Though Christmas and New Year took me away from coding, I've finally sat down and started working on it. The new movement system has a more fluid transition from air to ground, conserving momentum based on your velocity and the angle of the ground you hit, as well as detecting for the ground 'ahead' of you while in the air, and seeing if the ground angle matches your velocity, in order to mimic Sonic's ability to jump or spring up a wall, hit a quarter loop and start running on the ceiling. There is also the ability to build up momentum faster by spinning down hills and in U-shaped sections.

The first test is a basic replica of Emerald Hill Zone in order to narrow down the movement style and to see how to piece together sonic-like elements in an actual build environment, and the issues that using a modern engine would throw up. There's no enemies, no spikes, no power ups no end of level. You can't actually die. There's only springs. This level is just a test, and won't be in the final game.
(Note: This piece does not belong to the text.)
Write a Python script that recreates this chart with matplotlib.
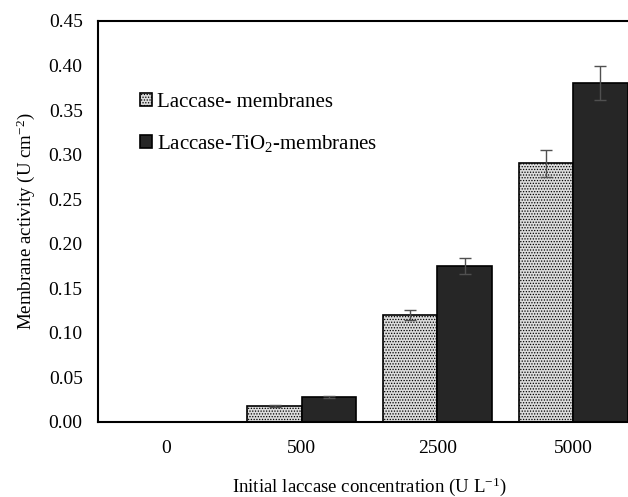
import numpy as np
import matplotlib
matplotlib.use('Agg')
from matplotlib import pyplot as plt

plt.rcParams['font.family'] = ['Liberation Serif', 'DejaVu Serif']
plt.rcParams['mathtext.fontset'] = 'custom'
plt.rcParams['mathtext.rm'] = 'Liberation Serif'
plt.rcParams['mathtext.it'] = 'Liberation Serif:italic'
plt.rcParams['hatch.color'] = '#8a8a8a'
plt.rcParams['hatch.linewidth'] = 0.6

# 数据
categories = ['0', '500', '2500', '5000']
laccase = [0.0, 0.018, 0.12, 0.29]
laccase_err = [0.0, 0.001, 0.006, 0.015]
laccase_tio2 = [0.0, 0.028, 0.175, 0.38]
laccase_tio2_err = [0.0, 0.0015, 0.009, 0.019]

fig = plt.figure(figsize=(6.28, 4.97), dpi=100)
ax = fig.add_axes([0.156, 0.151, 0.865, 0.807])

x = np.arange(len(categories))
w = 0.4
ax.bar(x - w / 2, laccase, w, color='#dcdcdc', edgecolor='black', linewidth=1.2,
       hatch='......', label='Laccase- membranes', zorder=2)
ax.bar(x + w / 2, laccase_tio2, w, color='#262626', edgecolor='black', linewidth=1.2,
       label='Laccase-TiO$_\\mathrm{2}$-membranes', zorder=2)
# 误差棒
ax.errorbar(x[1:] - w / 2, laccase[1:], yerr=laccase_err[1:], fmt='none',
            ecolor='#505050', elinewidth=1, capsize=4, capthick=1, zorder=3)
ax.errorbar(x[1:] + w / 2, laccase_tio2[1:], yerr=laccase_tio2_err[1:], fmt='none',
            ecolor='#505050', elinewidth=1, capsize=4, capthick=1, zorder=3)

ax.set_xlim(-0.5, 3.5)
ax.set_ylim(0, 0.45)
ax.set_yticks(np.arange(0, 0.451, 0.05))
ax.set_yticklabels(['%.2f' % v for v in np.arange(0, 0.451, 0.05)])
ax.set_xticks(x)
ax.set_xticklabels(categories)
ax.tick_params(axis='both', length=0, labelsize=14)
ax.tick_params(axis='y', pad=11)
ax.tick_params(axis='x', pad=13)
for s in ax.spines.values():
    s.set_linewidth(1.5)

ax.set_ylabel('Membrane activity (U cm$^{\\mathrm{-2}}$)', fontsize=13.6, labelpad=8)
ax.set_xlabel('Initial laccase concentration (U L$^{\\mathrm{-1}}$)', fontsize=13.6, labelpad=13)

ax.legend(loc='upper left', bbox_to_anchor=(0.043, 0.867), frameon=False,
          fontsize=15, handlelength=0.55, handleheight=0.55, handletextpad=0.25,
          labelspacing=1.0)

fig.savefig('out.png', dpi=100)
It's not perfect. There's a few corner issues and there's a few bits of geometry that'll just kill your speed, and the animations aren't done. But you can run, jump and do a sonic-spin attack. There's no spin dash (and I'm doubtful about putting it in). The corkscrew platforms aren't in since I think Sega still hold a patent on them :|

Future tests should include more ceiling walking, bouncing on enemies, power ups, moving platforms etc. Once I get those in I can start thinking about actually building levels.

I've also moved to a new Level design system. Rather than building levels out of discrete tiles, I've employed the rather effective Ferr2D terrain system which should reduce draw-calls and increase performance over the previous way I was building levels. It should also ensure levels don't feel 'samey' being made out of the same reskinned pieces.